- _YOUR TASK_: Using the data below, copy every line that contains the word "matplotlib".

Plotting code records
= = = = =

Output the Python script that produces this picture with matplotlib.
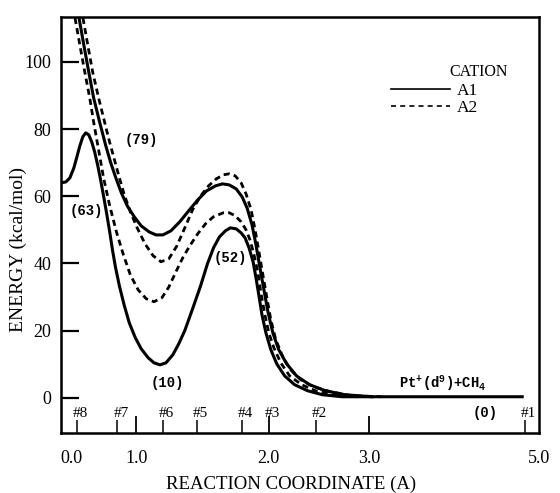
import numpy as np
import matplotlib
matplotlib.use("Agg")
import matplotlib.pyplot as plt

plt.rcParams["font.family"] = ["Liberation Serif", "DejaVu Serif"]
plt.rcParams["mathtext.fontset"] = "custom"
plt.rcParams["mathtext.rm"] = "Liberation Mono:bold"
plt.rcParams["mathtext.default"] = "rm"

# ---------- data (reaction coordinate, kcal/mol) ----------
a1_low_r = [-0.169, -0.092, -0.031, 0.031, 0.077, 0.123, 0.169, 0.215, 0.262, 0.308,
            0.354, 0.400, 0.446, 0.492, 0.538, 0.585, 0.631, 0.677, 0.738, 0.815,
            0.892, 0.985, 1.037, 1.090, 1.134, 1.179, 1.224, 1.276, 1.321, 1.366,
            1.425, 1.485, 1.537, 1.582, 1.627, 1.672, 1.709, 1.754, 1.791, 1.821,
            1.851, 1.881, 1.903, 1.925, 1.948, 1.978, 2.020, 2.079, 2.158, 2.257,
            2.386, 2.535, 2.733, 3.326, 4.802]
a1_low_e = [64.0, 64.3, 65.5, 68.5, 71.7, 75.0, 77.7, 78.9, 78.3, 76.2,
            73.2, 69.3, 64.9, 60.1, 55.1, 49.7, 44.0, 38.9, 33.3, 27.4,
            22.3, 17.9, 14.6, 11.9, 10.4, 9.8, 10.4, 12.8, 16.1, 20.0,
            26.5, 33.3, 39.9, 44.6, 47.9, 49.7, 50.6, 50.3, 49.1, 47.6,
            44.6, 40.5, 35.7, 30.4, 24.7, 19.3, 14.3, 10.1, 6.5, 3.9,
            2.1, 0.9, 0.3, 0.3, 0.3]

a1_up_r = [0.077, 0.108, 0.185, 0.262, 0.338, 0.431, 0.523, 0.600, 0.677, 0.769,
           0.862, 0.969, 1.037, 1.097, 1.149, 1.201, 1.261, 1.328, 1.396, 1.463,
           1.530, 1.597, 1.649, 1.701, 1.754, 1.799, 1.836, 1.873, 1.903, 1.933,
           1.963, 1.993, 2.040, 2.099, 2.178, 2.277, 2.406, 2.564, 2.762, 3.035]
a1_up_e = [116.1, 113.4, 105.1, 97.0, 89.3, 82.1, 75.3, 70.2, 65.8, 61.0,
           57.1, 53.9, 51.2, 49.4, 48.5, 48.5, 49.7, 52.4, 55.7, 58.9,
           61.6, 63.1, 63.7, 63.4, 62.2, 59.8, 56.5, 51.5, 45.5, 38.7,
           32.1, 25.6, 19.3, 14.3, 10.1, 6.5, 3.9, 2.1, 0.9, 0.3]

a2_up_r = [0.138, 0.169, 0.246, 0.323, 0.415, 0.508, 0.585, 0.662, 0.738, 0.815,
           0.908, 1.007, 1.067, 1.127, 1.187, 1.246, 1.306, 1.366, 1.425, 1.485,
           1.545, 1.604, 1.657, 1.701, 1.746, 1.791, 1.828, 1.866, 1.896, 1.925,
           1.955, 1.985, 2.020, 2.069, 2.139, 2.218, 2.317, 2.446, 2.614, 2.832, 3.151]
a2_up_e = [116.1, 113.4, 105.1, 97.0, 89.3, 82.1, 76.2, 70.8, 65.5, 60.4,
           55.4, 50.6, 45.8, 42.3, 40.5, 41.4, 45.2, 50.6, 56.0, 60.1,
           63.1, 65.2, 66.4, 66.7, 66.1, 64.0, 60.7, 56.0, 50.0, 43.5,
           36.6, 29.8, 23.2, 17.3, 12.2, 8.3, 5.4, 3.3, 1.8, 0.6, 0.3]

a2_low_r = [0.015, 0.046, 0.123, 0.200, 0.277, 0.338, 0.415, 0.492, 0.585, 0.692,
            0.800, 0.908, 1.015, 1.075, 1.134, 1.194, 1.246, 1.299, 1.351, 1.403,
            1.463, 1.522, 1.582, 1.657, 1.701, 1.746, 1.791, 1.828, 1.858, 1.888,
            1.918, 1.940, 1.970, 2.000, 2.050, 2.119, 2.208, 2.327, 2.465, 2.644, 2.881]
a2_low_e = [116.1, 113.4, 105.1, 97.0, 89.3, 82.1, 73.8, 65.5, 57.4, 49.4,
            42.6, 36.6, 32.1, 29.5, 28.6, 29.8, 33.0, 37.5, 41.7, 45.2,
            48.8, 51.8, 53.9, 55.1, 55.1, 54.2, 52.4, 50.0, 47.0, 42.6,
            37.2, 31.3, 24.7, 19.3, 14.9, 10.4, 6.5, 3.9, 2.1, 0.9, 0.3]

x_ticks = [0.0, 1.0, 2.0, 3.0, 5.0]
x_ticklabels = ["0.0", "1.0", "2.0", "3.0", "5.0"]
y_ticks = [0, 20, 40, 60, 80, 100]

point_labels = ["#8", "#7", "#6", "#5", "#4", "#3", "#2", "#1"]
point_r = [0.077, 0.708, 1.201, 1.455, 1.799, 2.0, 2.475, 4.837]

energy_notes = ["(79)", "(63)", "(10)", "(52)", "(0)"]
note_r = [1.037, 0.231, 1.231, 1.709, 4.372]
note_e = [76.8, 55.7, 4.5, 41.7, -4.5]

# hand-drawn reaction coordinate axis: piecewise linear
R_ANCHOR = [-100.0, 0.0, 1.0, 2.0, 3.0, 5.0, 100.0]
P_ANCHOR = [72 - 6500.0, 72.0, 137.0, 271.0, 372.0, 544.0, 544.0 + 95 * 86.0]


def fwd(r):
    return np.interp(np.asarray(r, dtype=float), R_ANCHOR, P_ANCHOR)


def inv(p):
    return np.interp(np.asarray(p, dtype=float), P_ANCHOR, R_ANCHOR)


fig = plt.figure(figsize=(5.6, 4.93), dpi=100)
ax = fig.add_axes([0.109, 0.1217, 0.8536, 0.8438])
ax.set_xscale("function", functions=(fwd, inv))
ax.set_xlim(-0.169, 4.942)
ax.set_ylim(-10.5, 113.4)

lw = 2.2
dash = (0, (2.2, 1.5))
l1, = ax.plot(a1_low_r, a1_low_e, color="black", lw=lw, label="A1")
ax.plot(a1_up_r, a1_up_e, color="black", lw=lw)
l2, = ax.plot(a2_up_r, a2_up_e, color="black", lw=2.0, ls=dash, label="A2")
ax.plot(a2_low_r, a2_low_e, color="black", lw=2.0, ls=dash)

# axis styling
for s in ax.spines.values():
    s.set_linewidth(1.8)

ax.set_xticks(x_ticks)
ax.set_xticklabels(x_ticklabels)
ax.set_xticks(point_r, minor=True)
ax.tick_params(axis="x", which="major", direction="in", length=12, width=1.3,
               pad=12, labelsize=13)
ax.tick_params(axis="x", which="minor", direction="in", length=9.5, width=1.1)
for t in (ax.xaxis.get_major_ticks()[0], ax.xaxis.get_major_ticks()[-1]):
    t.tick1line.set_visible(False)

ax.set_yticks(y_ticks)
ax.tick_params(axis="y", direction="in", length=13, width=1.6, pad=7, labelsize=13)

for lab, r in zip(point_labels, point_r):
    ax.annotate(lab, xy=(r, 0), xycoords=ax.get_xaxis_transform(),
                xytext=(-3, 9.5), textcoords="offset points",
                ha="left", va="bottom", fontsize=11)

for lab, r, e in zip(energy_notes, note_r, note_e):
    ax.text(r, e, lab, ha="center", va="center", fontsize=10,
            family="Liberation Mono", fontweight="bold")

ax.text(3.872, 4.4, r"Pt$^{+}$(d$^{9}$)+CH$_{4}$", ha="center", va="center",
        fontsize=10, family="Liberation Mono", fontweight="bold")

ax.set_xlabel("REACTION COORDINATE (A)", fontsize=13.5)
ax.xaxis.set_label_coords(0.481, -0.102)
ax.set_ylabel("ENERGY (kcal/mol)", fontsize=14)
ax.yaxis.set_label_coords(-0.072, 0.44)

# legend
ax.text(0.874, 0.868, "CATION", transform=ax.transAxes, ha="center", va="center",
        fontsize=11.5)
leg = ax.legend(handles=[l1, l2], loc="upper right", bbox_to_anchor=(0.872, 0.842),
                frameon=False, fontsize=12.5, handlelength=3.4, handletextpad=0.4,
                labelspacing=0.05, borderpad=0, borderaxespad=0)
for ln in leg.get_lines():
    ln.set_linewidth(1.2)
leg.get_lines()[1].set_linestyle((0, (3, 2.5)))

fig.savefig("out.png", dpi=100)
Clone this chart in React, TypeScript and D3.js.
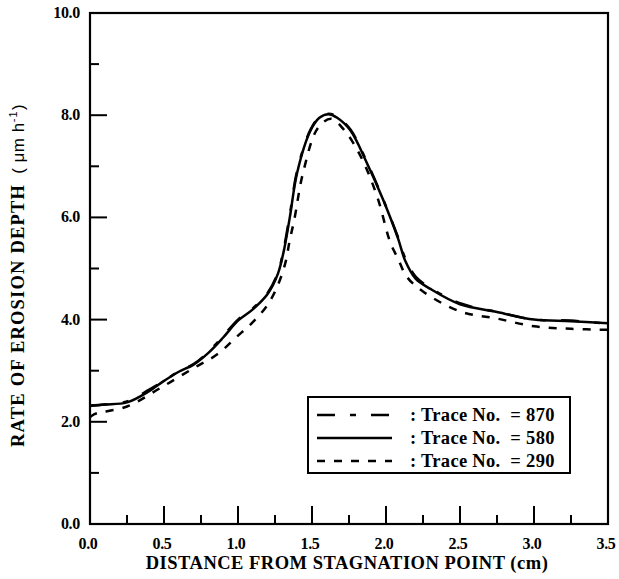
import React from "react";
import * as d3 from "d3";

const xTicksMajor = [0, 0.5, 1.0, 1.5, 2.0, 2.5, 3.0, 3.5];
const xTicksMinor = [0.25, 0.75, 1.25, 1.75, 2.25, 2.75, 3.25];
const yTicksMajor = [0, 2, 4, 6, 8, 10];
const yTicksMinor = [1, 3, 5, 7, 9];

const trace870: [number, number][] = [
  [0, 2.31], [0.1, 2.34], [0.25, 2.4], [0.4, 2.63], [0.5, 2.8], [0.6, 2.99], [0.7, 3.13],
  [0.8, 3.37], [0.9, 3.68], [1.0, 4.0], [1.1, 4.22], [1.2, 4.52], [1.27, 4.92], [1.31, 5.4], [1.35, 6.05],
  [1.4, 6.92], [1.49, 7.72], [1.55, 7.96], [1.61, 8.03], [1.67, 7.97], [1.76, 7.72], [1.87, 7.09],
  [1.98, 6.36], [2.08, 5.62], [2.13, 5.2], [2.2, 4.84], [2.3, 4.62], [2.5, 4.32], [2.75, 4.15],
  [3.0, 4.0], [3.25, 3.98], [3.5, 3.92],
];
const trace580: [number, number][] = [
  [0, 2.32], [0.1, 2.34], [0.25, 2.38], [0.4, 2.6], [0.5, 2.8], [0.6, 2.98], [0.7, 3.12],
  [0.8, 3.35], [0.9, 3.65], [1.0, 3.98], [1.1, 4.2], [1.2, 4.5], [1.27, 4.9], [1.31, 5.35], [1.35, 6.0],
  [1.4, 6.88], [1.49, 7.7], [1.55, 7.95], [1.61, 8.02], [1.67, 7.95], [1.76, 7.7], [1.87, 7.07],
  [1.98, 6.35], [2.08, 5.6], [2.13, 5.15], [2.2, 4.8], [2.3, 4.6], [2.5, 4.3], [2.75, 4.15],
  [3.0, 4.0], [3.25, 3.97], [3.5, 3.93],
];
const trace290: [number, number][] = [
  [0, 2.09], [0.03, 2.15], [0.25, 2.3], [0.48, 2.67], [0.7, 3.05], [0.86, 3.32], [0.99, 3.66],
  [1.1, 3.95], [1.2, 4.29], [1.27, 4.68], [1.32, 5.11], [1.35, 5.56], [1.38, 5.95], [1.44, 6.88],
  [1.54, 7.75], [1.63, 7.93], [1.72, 7.7], [1.83, 7.19], [1.94, 6.41], [2.03, 5.5], [2.08, 5.2],
  [2.14, 4.84], [2.25, 4.55], [2.5, 4.16], [2.75, 4.02], [3.0, 3.87], [3.25, 3.82], [3.5, 3.8],
];

const legendLabels = [": Trace No.  = 870", ": Trace No.  = 580", ": Trace No.  = 290"];
const dashes = ["18,15,6,15", "none", "8,9"];

export default function App() {
  const left = 90, right = 608, top = 13, bottom = 524;
  const x = d3.scaleLinear().domain([0, 3.5]).range([left, right]);
  const y = d3.scaleLinear().domain([0, 10]).range([bottom, top]);
  const line = d3
    .line<[number, number]>()
    .x((d) => x(d[0]))
    .y((d) => y(d[1]))
    .curve(d3.curveCatmullRom.alpha(0.5));
  const serif = "'Liberation Serif', 'Times New Roman', serif";
  const sans = "'Liberation Sans', Arial, sans-serif";
  const traces = [trace870, trace580, trace290];
  const lx = 308, ly = 397, lw = 262, lh = 76;
  return (
    <svg width={619} height={579} style={{ position: "absolute", left: 0, top: 0 }}>
      <rect x={0} y={0} width={619} height={579} fill="#fff" />
      {traces.map((t, i) => (
        <path
          key={i}
          d={line(t) || ""}
          fill="none"
          stroke="#000"
          strokeWidth={2.5}
          strokeDasharray={dashes[i]}
        />
      ))}
      <rect x={left} y={top} width={right - left} height={bottom - top} fill="none" stroke="#000" strokeWidth={2.2} />
      {xTicksMajor.map((t) => (
        <line key={"xM" + t} x1={x(t)} x2={x(t)} y1={bottom} y2={bottom - 18} stroke="#000" strokeWidth={2} />
      ))}
      {xTicksMinor.map((t) => (
        <line key={"xm" + t} x1={x(t)} x2={x(t)} y1={bottom} y2={bottom - 9} stroke="#000" strokeWidth={2} />
      ))}
      {yTicksMajor.map((t) => (
        <line key={"yM" + t} x1={left} x2={left + 17} y1={y(t)} y2={y(t)} stroke="#000" strokeWidth={2} />
      ))}
      {yTicksMinor.map((t) => (
        <line key={"ym" + t} x1={left} x2={left + 9} y1={y(t)} y2={y(t)} stroke="#000" strokeWidth={2} />
      ))}
      {xTicksMajor.map((t) => (
        <text key={"xl" + t} x={x(t) - 2} y={549} textAnchor="middle" fontFamily={serif} fontWeight="bold" fontSize={16} letterSpacing={-0.3}>
          {t.toFixed(1)}
        </text>
      ))}
      {yTicksMajor.map((t) => (
        <text key={"yl" + t} x={80} y={y(t) + 5} textAnchor="end" fontFamily={serif} fontWeight="bold" fontSize={16} letterSpacing={-0.3}>
          {t.toFixed(1)}
        </text>
      ))}
      <text x={347} y={569} textAnchor="middle" fontFamily={serif} fontWeight="bold" fontSize={18.5} letterSpacing={0.5}>
        DISTANCE FROM STAGNATION POINT (cm)
      </text>
      <text transform="translate(24,447) rotate(-90)" fontFamily={serif} fontWeight="bold" fontSize={18.5} letterSpacing={1.2}>
        RATE OF EROSION DEPTH
        <tspan fontFamily={sans} fontWeight="normal" fontSize={17} letterSpacing={0.5} dx={10}>
          ( μm h
        </tspan>
        <tspan fontFamily={sans} fontWeight="normal" fontSize={11} dy={-7}>
          -1
        </tspan>
        <tspan fontFamily={sans} fontWeight="normal" fontSize={17} dy={7}>
          )
        </tspan>
      </text>
      <rect x={lx} y={ly} width={lw} height={lh} fill="#fff" stroke="#000" strokeWidth={2} />
      {legendLabels.map((lab, i) => {
        const yy = ly + 18 + i * 23;
        return (
          <g key={lab}>
            <line x1={317} x2={392} y1={yy} y2={yy} stroke="#000" strokeWidth={2.5} strokeDasharray={dashes[i]} />
            <text x={410} y={yy + 6} fontFamily={serif} fontWeight="bold" fontSize={18.5} letterSpacing={0.3} style={{ whiteSpace: "pre" }}>
              {lab}
            </text>
          </g>
        );
      })}
    </svg>
  );
}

= = = = =

- _EXERCISE RESPONSE_:
Output the Python script that produces this picture with matplotlib.
import matplotlib
matplotlib.use("Agg")
import matplotlib.pyplot as plt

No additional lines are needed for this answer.